Pourquoi les enlèvements de masse sont-ils aussi courants au Nigeria ?
En 2014, la communauté internationale s’était fortement mobilisée après l’enlèvement, attribué à des «bandits», de 276 jeunes filles à Chibok, dans leur internat. «Mais les enlèvements étaient déjà pratiqués régulièrement bien avant Chibok», précise Corentin Cohen. Selon lui, la pratique du kidnapping au Nigeria «vise la médiatisation». «Ce nouvel enlèvement va permettre au groupe de Shikau et aux bandits d’exister. Ou ils vont pousser l’Etat à ouvrir un nouveau front militaire, ou ils vont pouvoir négocier une rançon importante», ajoute-t-il.
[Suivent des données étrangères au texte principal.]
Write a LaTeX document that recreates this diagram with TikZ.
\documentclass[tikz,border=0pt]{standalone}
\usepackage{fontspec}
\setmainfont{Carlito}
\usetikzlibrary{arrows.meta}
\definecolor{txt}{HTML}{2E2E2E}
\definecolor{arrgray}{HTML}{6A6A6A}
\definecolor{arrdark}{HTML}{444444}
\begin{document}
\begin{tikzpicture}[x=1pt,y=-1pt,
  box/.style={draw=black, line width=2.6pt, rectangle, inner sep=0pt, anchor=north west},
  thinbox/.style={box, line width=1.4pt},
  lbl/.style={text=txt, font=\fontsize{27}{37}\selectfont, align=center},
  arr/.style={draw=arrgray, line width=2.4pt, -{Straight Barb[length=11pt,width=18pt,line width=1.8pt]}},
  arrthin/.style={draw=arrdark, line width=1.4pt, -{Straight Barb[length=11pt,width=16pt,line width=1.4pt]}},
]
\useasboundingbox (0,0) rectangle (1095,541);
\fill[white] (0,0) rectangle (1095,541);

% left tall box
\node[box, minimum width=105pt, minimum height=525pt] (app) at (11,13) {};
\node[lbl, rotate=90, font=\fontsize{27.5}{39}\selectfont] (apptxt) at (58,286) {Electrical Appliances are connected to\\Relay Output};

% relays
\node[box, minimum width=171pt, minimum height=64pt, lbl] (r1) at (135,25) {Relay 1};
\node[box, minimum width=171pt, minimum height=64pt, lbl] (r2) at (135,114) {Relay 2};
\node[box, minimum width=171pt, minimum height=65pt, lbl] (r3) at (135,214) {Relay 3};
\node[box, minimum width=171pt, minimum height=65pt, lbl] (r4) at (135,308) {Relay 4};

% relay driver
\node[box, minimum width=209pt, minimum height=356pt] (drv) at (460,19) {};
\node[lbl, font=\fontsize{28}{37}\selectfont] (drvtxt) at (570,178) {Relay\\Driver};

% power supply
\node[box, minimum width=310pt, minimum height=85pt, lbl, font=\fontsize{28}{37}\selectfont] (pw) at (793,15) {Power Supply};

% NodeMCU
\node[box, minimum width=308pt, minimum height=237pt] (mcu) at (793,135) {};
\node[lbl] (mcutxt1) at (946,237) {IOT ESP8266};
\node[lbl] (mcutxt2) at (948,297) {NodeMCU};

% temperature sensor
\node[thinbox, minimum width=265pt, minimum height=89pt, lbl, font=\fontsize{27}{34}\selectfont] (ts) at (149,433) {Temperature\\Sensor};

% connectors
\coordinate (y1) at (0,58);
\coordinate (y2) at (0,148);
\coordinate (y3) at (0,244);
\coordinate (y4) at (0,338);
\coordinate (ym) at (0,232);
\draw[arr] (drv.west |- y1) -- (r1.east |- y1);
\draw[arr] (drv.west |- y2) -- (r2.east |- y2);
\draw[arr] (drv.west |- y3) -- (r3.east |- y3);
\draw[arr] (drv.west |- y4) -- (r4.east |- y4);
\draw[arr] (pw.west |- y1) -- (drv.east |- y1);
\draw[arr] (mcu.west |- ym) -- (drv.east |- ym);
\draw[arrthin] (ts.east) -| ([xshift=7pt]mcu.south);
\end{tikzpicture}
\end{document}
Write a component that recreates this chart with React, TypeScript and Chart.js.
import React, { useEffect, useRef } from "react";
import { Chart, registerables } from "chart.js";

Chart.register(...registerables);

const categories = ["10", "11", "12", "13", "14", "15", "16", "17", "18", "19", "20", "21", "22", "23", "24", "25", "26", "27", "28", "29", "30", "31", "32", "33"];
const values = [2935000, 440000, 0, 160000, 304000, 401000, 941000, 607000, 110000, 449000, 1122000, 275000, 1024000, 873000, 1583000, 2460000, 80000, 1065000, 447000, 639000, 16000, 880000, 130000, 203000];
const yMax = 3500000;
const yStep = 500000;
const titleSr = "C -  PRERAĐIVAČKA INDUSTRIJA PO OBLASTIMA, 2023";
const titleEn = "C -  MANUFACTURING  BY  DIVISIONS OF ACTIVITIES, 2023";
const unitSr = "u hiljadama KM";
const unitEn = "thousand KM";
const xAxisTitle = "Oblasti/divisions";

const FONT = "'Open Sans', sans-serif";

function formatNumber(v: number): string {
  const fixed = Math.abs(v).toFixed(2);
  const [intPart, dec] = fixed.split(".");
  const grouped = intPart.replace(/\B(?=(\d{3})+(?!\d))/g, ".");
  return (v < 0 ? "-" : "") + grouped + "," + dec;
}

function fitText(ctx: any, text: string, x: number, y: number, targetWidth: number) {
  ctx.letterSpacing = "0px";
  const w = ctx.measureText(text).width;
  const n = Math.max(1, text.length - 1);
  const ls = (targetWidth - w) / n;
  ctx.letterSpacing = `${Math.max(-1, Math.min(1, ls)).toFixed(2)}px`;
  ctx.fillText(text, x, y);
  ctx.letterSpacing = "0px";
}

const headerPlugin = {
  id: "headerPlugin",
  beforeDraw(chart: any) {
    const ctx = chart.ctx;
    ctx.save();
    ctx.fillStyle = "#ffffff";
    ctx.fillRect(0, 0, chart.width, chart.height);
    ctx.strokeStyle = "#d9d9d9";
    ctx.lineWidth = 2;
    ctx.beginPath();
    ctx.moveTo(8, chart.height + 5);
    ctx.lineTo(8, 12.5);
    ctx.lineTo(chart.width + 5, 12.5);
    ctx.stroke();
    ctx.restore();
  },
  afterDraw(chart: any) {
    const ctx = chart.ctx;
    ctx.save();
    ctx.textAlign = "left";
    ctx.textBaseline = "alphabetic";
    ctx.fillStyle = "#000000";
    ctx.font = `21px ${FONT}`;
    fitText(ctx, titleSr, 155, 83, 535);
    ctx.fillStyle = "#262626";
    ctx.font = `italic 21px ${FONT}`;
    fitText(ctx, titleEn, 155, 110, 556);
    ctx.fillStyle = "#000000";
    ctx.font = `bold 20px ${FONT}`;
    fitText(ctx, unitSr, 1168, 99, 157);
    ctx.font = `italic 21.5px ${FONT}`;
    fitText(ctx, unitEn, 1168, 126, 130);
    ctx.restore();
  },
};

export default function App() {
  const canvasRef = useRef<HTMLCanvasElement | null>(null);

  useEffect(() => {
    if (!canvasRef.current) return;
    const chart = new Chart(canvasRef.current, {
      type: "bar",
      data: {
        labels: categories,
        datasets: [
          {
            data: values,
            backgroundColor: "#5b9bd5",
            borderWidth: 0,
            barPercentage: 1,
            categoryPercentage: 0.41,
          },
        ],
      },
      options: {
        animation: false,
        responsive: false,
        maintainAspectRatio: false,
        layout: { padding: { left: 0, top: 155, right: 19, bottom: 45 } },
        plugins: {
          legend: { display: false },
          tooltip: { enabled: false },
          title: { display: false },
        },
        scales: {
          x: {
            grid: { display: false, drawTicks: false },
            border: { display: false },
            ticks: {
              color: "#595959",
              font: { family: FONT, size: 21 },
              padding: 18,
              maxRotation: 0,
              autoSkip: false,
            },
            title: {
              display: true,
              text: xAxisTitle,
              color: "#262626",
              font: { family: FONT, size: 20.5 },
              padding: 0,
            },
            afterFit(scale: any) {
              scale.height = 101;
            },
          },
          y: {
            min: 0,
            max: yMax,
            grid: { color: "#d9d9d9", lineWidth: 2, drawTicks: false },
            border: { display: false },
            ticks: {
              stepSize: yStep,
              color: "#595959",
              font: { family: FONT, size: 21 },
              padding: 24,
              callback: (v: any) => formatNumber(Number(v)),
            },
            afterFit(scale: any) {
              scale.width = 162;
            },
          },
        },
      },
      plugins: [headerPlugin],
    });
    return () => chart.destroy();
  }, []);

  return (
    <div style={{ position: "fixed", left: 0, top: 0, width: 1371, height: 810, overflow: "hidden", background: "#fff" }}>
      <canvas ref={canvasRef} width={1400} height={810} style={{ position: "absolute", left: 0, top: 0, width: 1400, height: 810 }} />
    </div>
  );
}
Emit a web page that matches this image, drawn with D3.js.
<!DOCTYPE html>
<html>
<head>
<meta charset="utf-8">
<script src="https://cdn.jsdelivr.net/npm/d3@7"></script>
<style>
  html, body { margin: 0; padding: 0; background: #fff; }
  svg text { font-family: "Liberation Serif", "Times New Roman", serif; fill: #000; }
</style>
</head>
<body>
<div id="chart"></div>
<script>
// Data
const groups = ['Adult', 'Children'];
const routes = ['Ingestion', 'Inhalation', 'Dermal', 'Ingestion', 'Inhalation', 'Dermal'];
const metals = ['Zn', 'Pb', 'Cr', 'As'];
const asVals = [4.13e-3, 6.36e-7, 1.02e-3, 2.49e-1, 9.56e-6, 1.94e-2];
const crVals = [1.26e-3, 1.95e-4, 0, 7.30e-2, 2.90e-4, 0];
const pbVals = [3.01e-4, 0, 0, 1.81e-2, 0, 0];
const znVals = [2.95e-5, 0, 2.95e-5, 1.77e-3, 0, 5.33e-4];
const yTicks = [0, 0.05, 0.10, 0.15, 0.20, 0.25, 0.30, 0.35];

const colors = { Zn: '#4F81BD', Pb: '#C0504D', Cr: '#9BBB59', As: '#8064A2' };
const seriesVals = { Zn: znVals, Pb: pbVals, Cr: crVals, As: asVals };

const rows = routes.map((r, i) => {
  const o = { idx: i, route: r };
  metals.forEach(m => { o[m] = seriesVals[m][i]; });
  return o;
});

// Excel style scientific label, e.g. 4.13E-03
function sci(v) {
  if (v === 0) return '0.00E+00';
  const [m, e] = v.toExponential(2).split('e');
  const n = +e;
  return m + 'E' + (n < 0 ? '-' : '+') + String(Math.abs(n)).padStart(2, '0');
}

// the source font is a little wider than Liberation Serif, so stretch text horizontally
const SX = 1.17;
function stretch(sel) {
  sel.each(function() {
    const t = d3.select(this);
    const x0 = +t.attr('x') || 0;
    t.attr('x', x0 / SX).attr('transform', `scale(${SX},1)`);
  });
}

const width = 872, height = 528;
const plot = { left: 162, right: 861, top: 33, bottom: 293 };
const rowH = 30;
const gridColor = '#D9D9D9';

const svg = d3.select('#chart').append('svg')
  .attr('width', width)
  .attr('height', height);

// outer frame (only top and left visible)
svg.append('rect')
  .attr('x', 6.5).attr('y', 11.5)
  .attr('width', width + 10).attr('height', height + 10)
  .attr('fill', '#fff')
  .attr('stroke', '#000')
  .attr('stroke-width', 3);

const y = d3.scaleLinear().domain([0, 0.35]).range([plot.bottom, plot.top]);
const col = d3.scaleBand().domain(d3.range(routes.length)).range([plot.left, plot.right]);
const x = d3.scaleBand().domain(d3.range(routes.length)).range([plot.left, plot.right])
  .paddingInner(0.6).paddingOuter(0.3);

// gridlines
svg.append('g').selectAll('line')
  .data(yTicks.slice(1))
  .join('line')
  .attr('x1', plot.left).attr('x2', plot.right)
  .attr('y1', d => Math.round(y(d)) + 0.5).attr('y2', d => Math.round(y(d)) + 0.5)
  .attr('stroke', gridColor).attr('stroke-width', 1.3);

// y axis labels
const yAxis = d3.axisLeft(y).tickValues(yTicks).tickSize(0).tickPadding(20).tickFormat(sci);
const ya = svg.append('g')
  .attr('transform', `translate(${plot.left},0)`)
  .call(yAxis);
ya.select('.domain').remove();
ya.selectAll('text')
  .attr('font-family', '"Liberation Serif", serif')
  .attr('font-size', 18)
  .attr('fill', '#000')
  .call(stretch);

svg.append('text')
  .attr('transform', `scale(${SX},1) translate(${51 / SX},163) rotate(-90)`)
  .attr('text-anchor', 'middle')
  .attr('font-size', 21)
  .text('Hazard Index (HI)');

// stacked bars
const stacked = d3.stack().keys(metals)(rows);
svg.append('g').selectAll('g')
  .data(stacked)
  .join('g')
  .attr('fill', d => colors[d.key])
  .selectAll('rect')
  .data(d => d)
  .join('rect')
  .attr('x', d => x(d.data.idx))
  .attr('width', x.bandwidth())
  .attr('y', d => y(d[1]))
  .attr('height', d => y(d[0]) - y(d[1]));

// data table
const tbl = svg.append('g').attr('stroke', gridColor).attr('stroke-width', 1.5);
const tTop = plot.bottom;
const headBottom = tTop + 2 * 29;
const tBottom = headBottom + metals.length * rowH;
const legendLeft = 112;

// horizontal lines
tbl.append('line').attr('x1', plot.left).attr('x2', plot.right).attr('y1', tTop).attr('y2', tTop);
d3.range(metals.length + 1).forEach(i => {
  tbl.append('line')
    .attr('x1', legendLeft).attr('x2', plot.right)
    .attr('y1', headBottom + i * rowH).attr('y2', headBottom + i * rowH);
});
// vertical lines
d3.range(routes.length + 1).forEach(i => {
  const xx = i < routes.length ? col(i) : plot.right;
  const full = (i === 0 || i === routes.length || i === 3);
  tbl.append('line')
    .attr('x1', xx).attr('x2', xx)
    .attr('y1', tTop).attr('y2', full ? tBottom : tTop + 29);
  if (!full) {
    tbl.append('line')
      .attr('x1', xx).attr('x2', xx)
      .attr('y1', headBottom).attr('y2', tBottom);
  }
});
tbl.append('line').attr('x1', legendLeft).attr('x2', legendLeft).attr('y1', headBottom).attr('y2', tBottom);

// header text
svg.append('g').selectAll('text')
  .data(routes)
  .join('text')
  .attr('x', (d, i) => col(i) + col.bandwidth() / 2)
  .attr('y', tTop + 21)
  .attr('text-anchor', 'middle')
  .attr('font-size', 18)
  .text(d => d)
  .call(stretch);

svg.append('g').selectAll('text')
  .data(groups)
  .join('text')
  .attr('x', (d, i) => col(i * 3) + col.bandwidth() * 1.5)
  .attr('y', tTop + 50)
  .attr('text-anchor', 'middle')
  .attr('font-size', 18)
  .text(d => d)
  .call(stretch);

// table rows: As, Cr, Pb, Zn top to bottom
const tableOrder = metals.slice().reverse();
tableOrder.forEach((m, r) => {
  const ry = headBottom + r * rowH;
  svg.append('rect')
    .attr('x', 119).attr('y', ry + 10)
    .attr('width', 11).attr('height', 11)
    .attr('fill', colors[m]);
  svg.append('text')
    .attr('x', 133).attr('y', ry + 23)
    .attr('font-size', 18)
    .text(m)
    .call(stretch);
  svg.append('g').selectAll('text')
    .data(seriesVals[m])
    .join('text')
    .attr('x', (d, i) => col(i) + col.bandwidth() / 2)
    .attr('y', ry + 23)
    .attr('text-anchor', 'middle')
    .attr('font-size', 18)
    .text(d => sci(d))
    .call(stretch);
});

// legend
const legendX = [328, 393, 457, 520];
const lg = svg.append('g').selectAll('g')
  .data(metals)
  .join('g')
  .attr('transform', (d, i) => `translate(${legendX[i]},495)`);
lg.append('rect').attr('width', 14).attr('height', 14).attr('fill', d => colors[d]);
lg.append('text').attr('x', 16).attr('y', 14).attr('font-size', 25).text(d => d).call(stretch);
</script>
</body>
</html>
Comment les autorités locales ont-elles réagi ?
Le président, Muhammadu Buhari, qui est lui-même originaire de Katsina et qui était d’ailleurs en visite chez lui au moment de l’enlèvement, a condamné l’attaque et ordonné le renforcement de la sécurité dans toutes les écoles. Les établissements scolaires ont également été fermés. «Les responsables de l’enlèvement de nos enfants ont pris contact avec le gouvernement et des discussions sont engagées pour assurer leur sécurité et leur retour dans leur famille», a déclaré Aminu Bello Masari, le gouverneur de l’Etat de Katsina, sur Twitter.
Que traduit cet enlèvement du contexte actuel au Nigeria ?
La situation sécuritaire s’est largement détériorée dans le nord du Nigeria depuis l’élection de Muhammadu Buhari en 2015. Réélu en 2019, ce musulman originaire du nord du pays avait pourtant assuré faire de la lutte contre Boko Haram sa priorité. Pour Corentin Cohen, les mouvements des «bandits» vers Boko Haram démontrent que «les élites gouvernantes n’ont pas réussi à réintégrer ces groupes sociaux en marge», ce qui aurait permis de les canaliser.
Le groupe jihadiste d’Abubakar Shekau a commis de nombreuses atrocités ces dernières semaines. Il a notamment revendiqué le massacre de dizaines de travailleurs agricoles près de Maiduguri, la capitale de l’Etat du Borno.